The best responses so far have come in a portion of patients with triple-negative breast cancer, which primarily afflicts younger women and accounts for 15 for 20 percent of cases. Triple-negative tumors are the most likely type of breast tumor to be immunologically “inflamed,” or hot, says Emens, the lead investigator on the Roche IMPassion130 study that led to the Tecentriq approval.
No surprise, then, that drug makers have focused a majority of their immunotherapy resources on triple-negative disease.
But other than the landmark Tecentriq approval this March, the results have disappointed. Merck’s Keytruda is now a first-line option in lung cancer because a Keytruda-chemotherapy combination cut the risk of death in half compared to chemotherapy alone, and in a separate trial, Keytruda alone beat chemotherapy head to head. But Keytruda against chemotherapy in triple-negative breast cancer patients, in a study called Keynote-119, recently failed.
Perlmutter says Merck saw “a signal” of a benefit in those results and will present them at a future medical meeting. “It’s not that it’s bereft of effect,” Perlmutter says of Keytruda. “The question is how to maximize that benefit.”
Even the Tecentriq approval came with caveats. The FDA made a streamlined decision, but it must be confirmed through further tests. (The nod came after Tecentriq and chemotherapy held triple-negative tumors expressing PD-L1 in check for a median of 7.2 months, compared to 5.5 months for chemotherapy alone.)
Since then, more analysis has suggested that the combination extended patients’ lives, especially if their tumors have PD-L1. The results are “quite modest,” says Santa-Maria, but have at least helped immunotherapy “get its foot in the door” with breast cancer. More details are expected at ASCO. “We’re anxiously anticipating that,” Santa-Maria says.
The Tecentriq-chemotherapy combination is a herald of what’s to come, experts say. Monotherapy is “unlikely to work in a majority of [breast cancer] patients,” says Roche’s Husain. Multiple trials from Merck, Bristol-Myers, Roche, and others are focused on immunotherapy in combination with other drugs. The idea is to shake up the immune system in one way or another—from chemotherapy to radiation, vaccines, and other drugs—so that immunotherapy can do its work.

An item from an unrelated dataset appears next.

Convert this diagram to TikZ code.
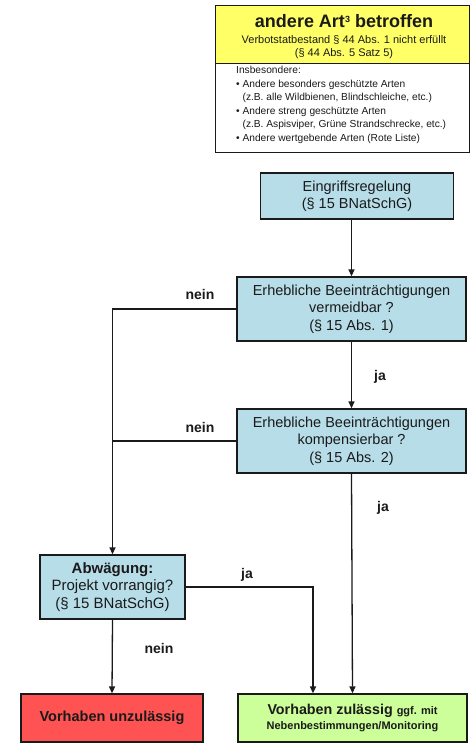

One strategy experts are closely watching is to give immunotherapy before surgery to remove a tumor, what’s known as the neoadjuvant setting. “That’s a highly attractive setting for developing these drugs,” Emens says.
Cancers at this stage have “less heterogeneity,” Perlmutter says, meaning they might not yet have the wealth of genetic mutations that can shield them from attack. Huge bets are currently underway. Among them: Merck’s 1,174-patient Phase 3 study, Keynote-522, in triple-negative patients, which should produce results within a year, Perlmutter says. Similarly, Roche is testing Tecentriq as a neoadjuvant therapy in multiple studies in triple-negative breast cancer.
Further afield are combinations of checkpoint inhibitors and relatively new medicines, known as PARP inhibitors and CDK 4/6 inhibitors. Each may make tumors more susceptible to immunotherapy.
“There’s work to be done,” Santa-Maria says. “But there’s reason to be optimistic.”